In the chat above with my friend Phil, I mentioned how the jerky would be good for gluten-free dieters because I knew he was trying to follow a gluten-free diet. Phil was sold before I even mentioned the price, so I just requested payment immediately. Sometimes the communication sequence needs to be more deliberate.

Loosely scripted email sequence to GET & CLOSE referrals (11 sales; Cost $0)

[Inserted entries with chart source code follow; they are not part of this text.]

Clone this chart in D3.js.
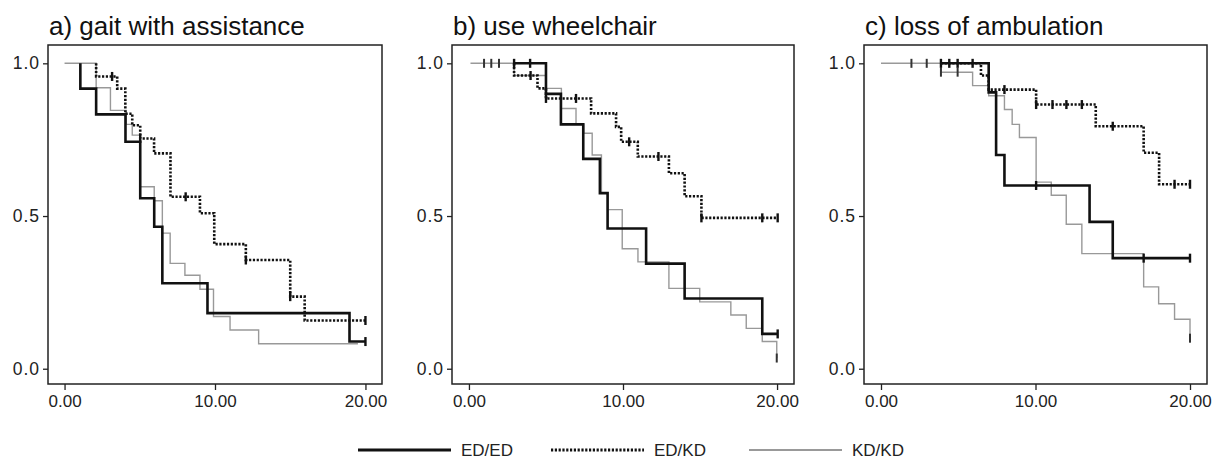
<!DOCTYPE html>
<html>
<head>
<meta charset="utf-8">
<script src="https://cdn.jsdelivr.net/npm/d3@7"></script>
<style>
  body { margin: 0; background: #fff; }
  svg { display: block; font-family: "Liberation Sans", Arial, sans-serif; }
</style>
</head>
<body>
<svg id="chart" width="1214" height="462"></svg>
<script>
// series names (legend order)
const seriesNames = ["ED/ED", "ED/KD", "KD/KD"];
const panelTitles = ["a) gait with assistance", "b) use wheelchair", "c) loss of ambulation"];
const xTicks = [0, 10, 20];
const xTickLabels = ["0.00", "10.00", "20.00"];
const yTicks = [0, 0.5, 1];
const yTickLabels = ["0.0", "0.5", "1.0"];

// Kaplan-Meier knots: [time, survival from this time on]
// a) gait with assistance
const gaitEDED = [[1.05,1],[1.05,0.917],[2.1,0.833],[4.05,0.743],[5.03,0.558],[5.96,0.465],[6.5,0.28],[9.5,0.182],[18.94,0.089],[20,0.089]];
const gaitEDKD = [[2.1,1],[2.1,0.957],[3.5,0.917],[4.04,0.835],[4.5,0.797],[5.03,0.754],[5.95,0.705],[7.04,0.563],[9.0,0.509],[9.95,0.408],[12.05,0.356],[15.0,0.236],[15.96,0.158],[20,0.158]];
const gaitKDKD = [[0,1],[2.1,0.92],[3.05,0.846],[4.1,0.80],[4.5,0.765],[5.03,0.596],[5.96,0.55],[6.5,0.444],[7.02,0.345],[8.0,0.306],[9.0,0.26],[9.9,0.171],[11.0,0.127],[12.9,0.082],[19.5,0.082]];
const gaitEDEDcens = [20];
const gaitEDKDcens = [3.16, 5.03, 8.05, 12.05, 15.0, 20];
const gaitKDKDcens = [];

// b) use wheelchair
const chairEDED = [[2.93,1],[5.0,0.90],[5.97,0.80],[7.42,0.687],[8.5,0.575],[9.0,0.459],[11.5,0.344],[14.0,0.23],[19.04,0.114],[20.04,0.114]];
const chairEDKD = [[2.93,1],[2.93,0.96],[4.45,0.918],[5.0,0.885],[7.93,0.836],[9.55,0.792],[9.88,0.743],[10.96,0.695],[12.98,0.64],[14.0,0.565],[15.09,0.494],[20.04,0.494]];
const chairKDKD = [[0.1,1],[2.93,0.96],[5.0,0.918],[6.0,0.852],[6.95,0.80],[7.45,0.771],[8.0,0.70],[8.6,0.575],[9.0,0.521],[9.95,0.393],[10.97,0.35],[12.98,0.263],[14.98,0.219],[17.0,0.176],[18.0,0.132],[19.04,0.089],[19.98,0.035],[19.98,0.035]];
const chairEDEDcens = [2.93, 3.97, 20.04];
const chairEDKDcens = [4.0, 5.0, 6.95, 10.4, 12.3, 15.09, 19.04, 20.04];
const chairKDKDcens = [0.98, 1.45, 1.95, 19.98];

// c) loss of ambulation
const ambEDED = [[3.88,1],[6.97,0.905],[7.45,0.70],[7.99,0.60],[13.5,0.481],[15.0,0.362],[20,0.362]];
const ambEDKD = [[3.88,1],[6.47,0.96],[6.97,0.914],[10.04,0.865],[13.9,0.794],[17.0,0.707],[18.0,0.604],[20,0.604]];
const ambKDKD = [[0,1],[3.88,0.971],[5.93,0.927],[6.97,0.894],[7.99,0.849],[8.49,0.80],[8.96,0.757],[10.04,0.611],[11.02,0.568],[11.99,0.473],[13.0,0.377],[17.0,0.268],[17.97,0.213],[19.0,0.162],[20,0.10],[20,0.10]];
const ambEDEDcens = [3.88, 4.42, 4.96, 5.93, 10.04, 17.0, 20];
const ambEDKDcens = [7.99, 10.04, 11.1, 12.0, 13.0, 15.0, 19.0, 20];
const ambKDKDcens = [1.97, 2.96, 3.88, 4.96, 20];

const panels = [
  { title: panelTitles[0], left: 48,  width: 334, curves: [gaitEDED, gaitEDKD, gaitKDKD], cens: [gaitEDEDcens, gaitEDKDcens, gaitKDKDcens] },
  { title: panelTitles[1], left: 452, width: 342, curves: [chairEDED, chairEDKD, chairKDKD], cens: [chairEDEDcens, chairEDKDcens, chairKDKDcens] },
  { title: panelTitles[2], left: 864, width: 343, curves: [ambEDED, ambEDKD, ambKDKD], cens: [ambEDEDcens, ambEDKDcens, ambKDKDcens] }
];

const styles = [
  { stroke: "#111", width: 2.6, dash: null, tick: "#111", tickW: 2.4 },
  { stroke: "#111", width: 2.6, dash: "2.2,1.6", tick: "#111", tickW: 2.4 },
  { stroke: "#999", width: 1.4, dash: null, tick: "#333", tickW: 2 }
];
const drawOrder = [2, 1, 0];

const svg = d3.select("#chart");
const plotTop = 45, plotBottom = 384;

function stepValue(curve, t) {
  let v = curve[0][1];
  curve.forEach(p => { if (p[0] <= t + 1e-9) v = p[1]; });
  return v;
}

panels.forEach(p => {
  const x = d3.scaleLinear().domain([-1.1, 21.1]).range([p.left, p.left + p.width]);
  const y = d3.scaleLinear().domain([-0.05, 1.06]).range([plotBottom, plotTop]);
  const g = svg.append("g");

  g.append("text")
    .attr("x", p.left + 1).attr("y", 35)
    .attr("font-size", 26).attr("fill", "#111")
    .text(p.title);

  // axes
  const xAxis = d3.axisBottom(x).tickValues(xTicks).tickSize(6).tickPadding(5)
    .tickFormat((d, i) => xTickLabels[i]);
  const gx = g.append("g").attr("transform", `translate(0,${plotBottom})`).call(xAxis);
  const yAxis = d3.axisLeft(y).tickValues(yTicks).tickSize(5).tickPadding(3)
    .tickFormat((d, i) => yTickLabels[i]);
  const gy = g.append("g").attr("transform", `translate(${p.left},0)`).call(yAxis);
  [gx, gy].forEach(a => {
    a.select(".domain").remove();
    a.selectAll(".tick line").attr("stroke", "#222").attr("stroke-width", 1.3);
    a.selectAll(".tick text").attr("fill", "#222")
      .attr("font-family", "'Liberation Sans', Arial, sans-serif");
  });
  gx.selectAll(".tick text").attr("font-size", 17);
  gy.selectAll(".tick text").attr("font-size", 17.5).attr("letter-spacing", 1);

  g.append("rect")
    .attr("x", p.left).attr("y", plotTop)
    .attr("width", p.width).attr("height", plotBottom - plotTop)
    .attr("fill", "none").attr("stroke", "#222").attr("stroke-width", 1.5);

  const line = d3.line().x(d => x(d[0])).y(d => y(d[1])).curve(d3.curveStepAfter);

  drawOrder.forEach(i => {
    const s = styles[i];
    g.append("path")
      .attr("d", line(p.curves[i]))
      .attr("fill", "none")
      .attr("stroke", s.stroke)
      .attr("stroke-width", s.width)
      .attr("stroke-dasharray", s.dash);
    g.selectAll(null).data(p.cens[i]).enter().append("line")
      .attr("x1", d => x(d)).attr("x2", d => x(d))
      .attr("y1", d => y(stepValue(p.curves[i], d)) - 4.5)
      .attr("y2", d => y(stepValue(p.curves[i], d)) + 4.5)
      .attr("stroke", s.tick).attr("stroke-width", s.tickW);
  });
});

// legend
const legendX = [358, 551, 749];
const legendLen = 93;
const legendY = 450;
seriesNames.forEach((name, i) => {
  const s = styles[i];
  svg.append("line")
    .attr("x1", legendX[i]).attr("x2", legendX[i] + legendLen)
    .attr("y1", legendY).attr("y2", legendY)
    .attr("stroke", s.stroke).attr("stroke-width", i === 2 ? 2.2 : 3)
    .attr("stroke-dasharray", s.dash);
  svg.append("text")
    .attr("x", legendX[i] + legendLen + 10)
    .attr("y", legendY + 6)
    .attr("font-size", 17).attr("fill", "#222")
    .text(name);
});
</script>
</body>
</html>
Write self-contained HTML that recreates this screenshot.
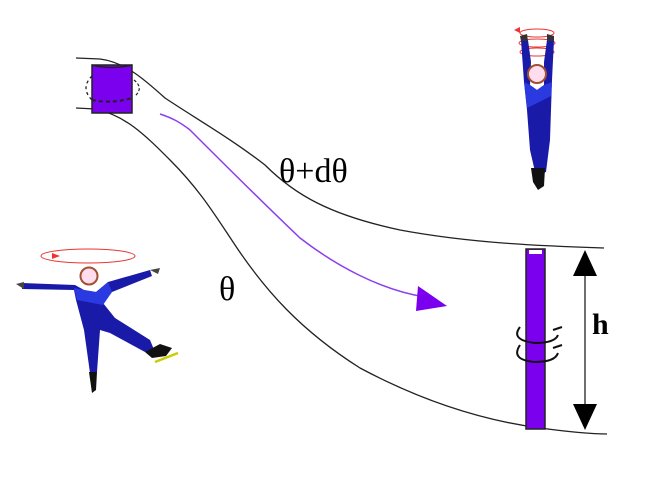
<!DOCTYPE html>
<html><head><meta charset="utf-8"><style>
html,body{margin:0;padding:0;background:#fff;width:649px;height:482px;overflow:hidden}
svg{display:block}
</style></head><body>
<svg width="649" height="482" viewBox="0 0 649 482" xmlns="http://www.w3.org/2000/svg">
<g fill="none" stroke="#222" stroke-width="1.3">
<path d="M76,58 L100,59 C125,62 145,80 165,98 C195,118 230,138 265,165 C295,195 330,215 400,230 C470,243 540,246 604,248"/>
<path d="M76,108 L95,109 C125,115 145,135 170,160 C200,190 215,215 235,245 C265,290 300,330 360,368 C420,400 480,420 540,428 C570,432 590,434 607,434"/>
</g>
<!-- small cylinder -->
<rect x="92" y="65" width="40" height="48" fill="#7a00ee" stroke="#222" stroke-width="1.5"/>
<path d="M92,65 Q112,70 132,65" fill="none" stroke="#222" stroke-width="1.5"/>
<path d="M92,100 Q112,104 132,98" fill="none" stroke="#222" stroke-width="2" stroke-dasharray="4,3"/>
<path d="M92,76 Q80,88 92,100" fill="none" stroke="#222" stroke-width="1.3" stroke-dasharray="3,3"/>
<path d="M134,80 Q144,88 135,96" fill="none" stroke="#222" stroke-width="1.2" stroke-dasharray="3,2"/>
<!-- purple arrow -->
<path d="M160,114 C172,118 180,122 190,130 C215,155 260,200 300,238 C335,265 380,290 425,297" fill="none" stroke="#8a3ef0" stroke-width="1.5"/>
<polygon points="418,286 447,306 416,311" fill="#7a00ee"/>
<!-- rod -->
<rect x="526" y="249" width="19" height="180" fill="#7a00ee" stroke="#222" stroke-width="1.5"/>
<rect x="529" y="250" width="13" height="4" fill="#fff"/>
<g fill="none" stroke="#111" stroke-width="2">
<path d="M520,327 Q510,340 535,343 Q555,343 558,335"/>
<path d="M520,345 Q510,360 535,362 Q555,362 558,353"/>
<path d="M553,330 L562,327 M553,348 L562,345"/>
</g>
<!-- h arrow -->
<line x1="585" y1="262" x2="585" y2="420" stroke="#222" stroke-width="1.3"/>
<polygon points="573,276 585,250 597,276" fill="#000"/>
<polygon points="573,404 585,430 597,404" fill="#000"/>
<text x="592" y="334" font-family="Liberation Serif,serif" font-weight="bold" font-size="30">h</text>
<text x="279" y="182" font-family="Liberation Serif,serif" font-size="34">θ+dθ</text>
<text x="219" y="300" font-family="Liberation Serif,serif" font-size="34">θ</text>
<!-- left skater -->
<ellipse cx="88" cy="256" rx="47" ry="7" fill="none" stroke="#e33" stroke-width="1"/>
<polygon points="52,259 60,256 52,253" fill="#e33"/>
<path d="M22,283 L75,285 L84,290 L96,292 L108,282 L150,270 L152,276 L112,292 L103,303 L115,318 L150,340 L155,352 L145,352 L110,333 L100,330 L97,372 L90,373 L84,330 L76,300 L74,290 L22,289 Z" fill="#1a1aa8"/>
<path d="M74,288 L84,290 L96,292 L108,282 L112,292 L103,305 L77,300 Z" fill="#2a3ae0"/>
<circle cx="89" cy="276" r="8.5" fill="#fde" stroke="#a05030" stroke-width="2"/>
<path d="M145,352 L160,344 L172,348 L166,356 L152,358 Z" fill="#111"/>
<line x1="155" y1="362" x2="178" y2="353" stroke="#cc0" stroke-width="2.5"/>
<path d="M89,372 L97,372 L96,390 L92,393 Z" fill="#111"/>
<path d="M16,284 L24,282 L24,289 Z" fill="#444"/>
<path d="M150,270 L160,268 L158,274 Z" fill="#444"/>
<!-- top skater -->
<g fill="none" stroke="#e33" stroke-width="1">
<ellipse cx="537" cy="33" rx="17" ry="4"/><ellipse cx="537" cy="43" rx="18" ry="4"/><ellipse cx="537" cy="52" rx="17" ry="4"/>
</g>
<polygon points="514,30 520,27 520,33" fill="#e33"/>
<path d="M521,40 L528,40 L531,62 L530,85 L537,90 L544,85 L544,62 L547,40 L554,40 L552,80 L551,110 L550,140 L546,172 L536,176 L530,150 L527,110 L524,82 Z" fill="#1a1aa8"/>
<path d="M524,82 L530,85 L537,90 L544,85 L552,82 L551,96 L527,108 Z" fill="#2a3ae0"/>
<circle cx="537" cy="74" r="9" fill="#fde" stroke="#a05030" stroke-width="2"/>
<path d="M531,168 L545,168 L544,186 L538,190 L533,182 Z" fill="#111"/>
<path d="M520,36 L527,34 L528,41 L521,41 Z M547,34 L554,36 L554,41 L547,41 Z" fill="#333"/>
</svg>
</body></html>
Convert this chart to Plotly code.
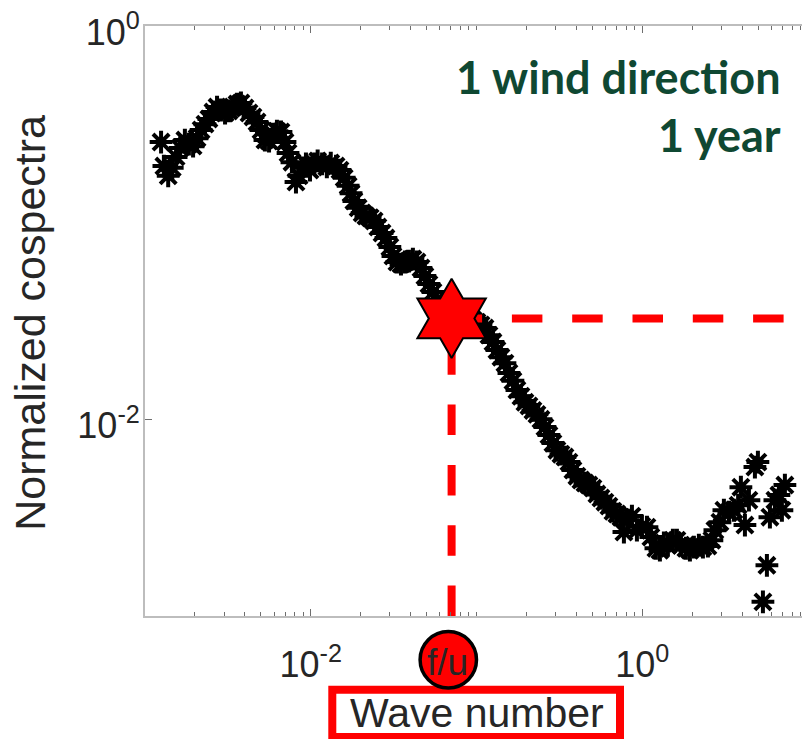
import math
import plotly.graph_objects as go

# Wave number (x) and normalized cospectrum (y) samples
wave_number = [
    0.00125, 0.00130, 0.00138, 0.00146, 0.00154, 0.00163, 0.00174, 0.00184, 0.00195, 0.00206,
    0.00218, 0.00230, 0.00243, 0.00257, 0.00272, 0.00287, 0.00304, 0.00321, 0.00339, 0.00359,
    0.00379, 0.00401, 0.00424, 0.00448, 0.00474, 0.00501, 0.00529, 0.00560, 0.00592, 0.00625,
    0.00661, 0.00699, 0.00729, 0.00770, 0.00814, 0.00849, 0.00885, 0.00935, 0.00989, 0.0105,
    0.0110, 0.0117, 0.0125, 0.0132, 0.0142, 0.0150, 0.0159, 0.0168, 0.0175, 0.0182,
    0.0193, 0.0204, 0.0215, 0.0228, 0.0241, 0.0254, 0.0269, 0.0284, 0.0300, 0.0313,
    0.0331, 0.0350, 0.0370, 0.0391, 0.0413, 0.0437, 0.0462, 0.0488, 0.0516, 0.0546,
    0.0577, 0.0610, 0.0645, 0.0682, 0.0721, 0.0762, 0.0805, 0.0851, 0.0900, 0.0951,
    0.1005, 0.1063, 0.1124, 0.1188, 0.1256, 0.1327, 0.1403, 0.1483, 0.1568, 0.1657,
    0.1752, 0.1852, 0.1958, 0.2070, 0.2188, 0.2313, 0.2445, 0.2585, 0.2732, 0.2888,
    0.3053, 0.3228, 0.3412, 0.3607, 0.3813, 0.4031, 0.4261, 0.4505, 0.4762, 0.5034,
    0.5321, 0.5625, 0.5947, 0.6286, 0.6645, 0.7025, 0.7426, 0.7741, 0.8185, 0.8652,
    0.9274, 0.9938, 1.066, 1.126, 1.207, 1.276, 1.349, 1.426, 1.529, 1.616,
    1.709, 1.831, 1.936, 2.046, 2.193, 2.319, 2.485, 2.627, 2.739, 2.937,
    3.104, 3.327, 3.566, 3.781, 3.930, 4.156, 4.393, 4.775, 4.977, 5.337,
    5.641, 5.881, 6.302, 6.663, 6.946, 7.241,
]
cospectra = [
    0.257, 0.194, 0.173, 0.190, 0.216, 0.240, 0.263, 0.251, 0.245, 0.269,
    0.296, 0.317, 0.337, 0.365, 0.387, 0.374, 0.361, 0.370, 0.387, 0.401,
    0.406, 0.383, 0.361, 0.345, 0.325, 0.296, 0.263, 0.260, 0.282, 0.292,
    0.289, 0.257, 0.226, 0.203, 0.161, 0.173, 0.190, 0.199, 0.185, 0.199,
    0.206, 0.199, 0.192, 0.201, 0.194, 0.185, 0.169, 0.154, 0.141, 0.129,
    0.119, 0.112, 0.108, 0.106, 0.102, 0.0950, 0.0886, 0.0835, 0.0752, 0.0676,
    0.0631, 0.0616, 0.0631, 0.0638, 0.0653, 0.0631, 0.0588, 0.0535, 0.0487, 0.0444,
    0.0404, 0.0377, 0.0355, 0.0339, 0.0327, 0.0320, 0.0316, 0.0320, 0.0312, 0.0320,
    0.0312, 0.0302, 0.0291, 0.0268, 0.0247, 0.0225, 0.0207, 0.0193, 0.0172, 0.0157,
    0.0141, 0.0131, 0.0122, 0.0117, 0.0111, 0.0106, 0.0100, 0.00913, 0.00832, 0.00757,
    0.00697, 0.00665, 0.00643, 0.00606, 0.00552, 0.00514, 0.00491, 0.00474, 0.00463, 0.00447,
    0.00417, 0.00398, 0.00379, 0.00362, 0.00341, 0.00330, 0.00318, 0.00267, 0.00307, 0.00322,
    0.00273, 0.00286, 0.00283, 0.00252, 0.00221, 0.00216, 0.00235, 0.00229, 0.00243, 0.00243,
    0.00229, 0.00221, 0.00216, 0.00224, 0.00229, 0.00224, 0.00227, 0.00243, 0.00273, 0.00300,
    0.00345, 0.00337, 0.00345, 0.00366, 0.00452, 0.00290, 0.00388, 0.00572, 0.00606, 0.00118,
    0.00181, 0.00318, 0.00388, 0.00412, 0.00345, 0.00463,
]

# Characteristic point f/u on the spectrum
fu_wave_number = 0.0707
fu_cospectrum = 0.0326

x_tick_vals = [0.01, 1]
x_tick_text = ["10<sup>-2</sup>", "10<sup>0</sup>"]
y_tick_vals = [0.01, 1]
y_tick_text = ["10<sup>-2</sup>", "10<sup>0</sup>"]
x_minor_vals = [k * 10.0 ** e for e in (-3, -2, -1, 0) for k in range(2, 10)] + [0.1]

y_min, y_max = 1e-3, 1.0
x_far = 10.0

label_font = "Liberation Sans, Arial, sans-serif"
text_gray = "#262626"
axis_gray = "#BDBDBD"
tick_gray = "#6E6E6E"
red = "#FF0000"
green = "#0F4832"

# Plot-area geometry in pixels (used for the decorations below the axis)
W, H = 802, 739
M_L, M_R, M_T, M_B = 145, 0, 26, 123
PW, PH = W - M_L - M_R, H - M_T - M_B


def px_to_paper_x(px):
    return (px - M_L) / PW


def px_to_paper_y(py):
    return (H - M_B - py) / PH


fig = go.Figure()

fig.add_trace(go.Scatter(
    x=wave_number, y=cospectra, mode="markers",
    marker=dict(symbol="asterisk-open", size=19, color="black",
                line=dict(color="black", width=4)),
    showlegend=False, hoverinfo="skip",
))

# Dashed guides from the f/u point to the axes
fig.add_trace(go.Scatter(
    x=[fu_wave_number, fu_wave_number], y=[y_min, fu_cospectrum], mode="lines",
    line=dict(color=red, width=8, dash="30.5px,29.8px"),
    showlegend=False, hoverinfo="skip",
))
fig.add_trace(go.Scatter(
    x=[fu_wave_number, x_far], y=[fu_cospectrum, fu_cospectrum], mode="lines",
    line=dict(color=red, width=8, dash="30.5px,29.8px"),
    showlegend=False, hoverinfo="skip",
))
fig.add_trace(go.Scatter(
    x=[fu_wave_number], y=[fu_cospectrum], mode="markers",
    marker=dict(symbol="hexagram", size=60, color=red,
                line=dict(color="black", width=2)),
    showlegend=False, hoverinfo="skip",
))

axis_common = dict(
    type="log", showgrid=False, zeroline=False,
    showline=True, linecolor=axis_gray, linewidth=2,
    ticks="inside", ticklen=7, tickwidth=1, tickcolor=tick_gray,
    tickfont=dict(family=label_font, size=36, color=text_gray),
)

fig.update_xaxes(
    **axis_common, range=[-3, 0.963], mirror="ticks",
    tickmode="array", tickvals=x_tick_vals, ticktext=x_tick_text,
    ticklabelstandoff=16,
    minor=dict(tickmode="array", tickvals=x_minor_vals, ticks="inside",
               ticklen=4, tickcolor=tick_gray, tickwidth=1, showgrid=False),
)
fig.update_yaxes(
    **axis_common, range=[-3, 0], mirror=False,
    tickmode="array", tickvals=y_tick_vals, ticktext=y_tick_text,
    ticklabelstandoff=-4, ticklabelshift=6,
)

fig.add_annotation(
    text="Normalized cospectra", textangle=-90,
    xref="paper", yref="paper", x=-0.175, y=0.497,
    xanchor="center", yanchor="middle", showarrow=False,
    font=dict(family=label_font, size=43, color=text_gray),
)

# Axis title inside a red frame
fig.add_shape(
    type="rect", xref="paper", yref="paper",
    x0=px_to_paper_x(332.3), x1=px_to_paper_x(620),
    y0=px_to_paper_y(737), y1=px_to_paper_y(689.7),
    line=dict(color=red, width=8), fillcolor="white", layer="above",
)
fig.add_annotation(
    text="Wave number", xref="paper", yref="paper",
    x=px_to_paper_x(476.5), y=px_to_paper_y(712.5),
    xanchor="center", yanchor="middle",
    showarrow=False, font=dict(family=label_font, size=41, color=text_gray),
)

# f/u badge under the vertical guide
badge_cx, badge_cy, badge_r = 448.3, 659.7, 28.2
fig.add_shape(
    type="circle", xref="paper", yref="paper",
    x0=px_to_paper_x(badge_cx - badge_r), x1=px_to_paper_x(badge_cx + badge_r),
    y0=px_to_paper_y(badge_cy + badge_r), y1=px_to_paper_y(badge_cy - badge_r),
    line=dict(color="black", width=3.5), fillcolor=red, layer="above",
)
fig.add_annotation(
    text="f/u", xref="paper", yref="paper",
    x=px_to_paper_x(447), y=px_to_paper_y(662),
    xanchor="center", yanchor="middle", showarrow=False,
    font=dict(family=label_font, size=37, color=text_gray),
)

for line_text, py in (("1 wind direction", 77), ("1 year", 134.7)):
    fig.add_annotation(
        text=line_text, xref="paper", yref="paper",
        x=px_to_paper_x(783), y=px_to_paper_y(py), xanchor="right", yanchor="middle",
        showarrow=False,
        font=dict(family="Lato, Open Sans, sans-serif", size=45, color=green, weight="bold"),
    )

fig.update_layout(
    width=W, height=H,
    margin=dict(l=M_L, r=M_R, t=M_T, b=M_B),
    paper_bgcolor="white", plot_bgcolor="white",
    showlegend=False,
)

fig.write_html("out.html")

  1. Start by asking for feedback on your product / service.
  2. Respond to POSITIVE feedback with a request for referral.
  3. Make it easy, don’t make them think about what to write:

Referral request 1

If they want YOU to send the email, here’s what you can do:

  1. Include name of person who referred you in subject line.
  2. Keep the email short. 3-4 sentences max.  Less than 100 words.
  3. Don’t include the price.
  4. Close with a firm call to action.

beef jerky club email example

Odds & Ends

  • I took over as Sumo Jerky CEO & owner on Oct 18th. I wrote this on Nov 24th.
  • I’m not counting any of the 50+ sales that occurred before I took over as CEO.
  • Most of the things that worked to get sales, I learned in AppSumo’s Earn 1K Course. You should sign up for it if you’re trying to start a business.
  • The new website is going to launch any day now. It’s 4:30PM CST on 11/24/2013 as I write this.

People have been trained to think that successful business = good website. In fact, the 1st thing most people ask when you tell them about your new business is “what’s your website” and how much $ does it cost.

Don’t fall into the temptation of dumping a bunch of cash to build a website. See if you can pre-sell your idea like I did, with email and Paypal.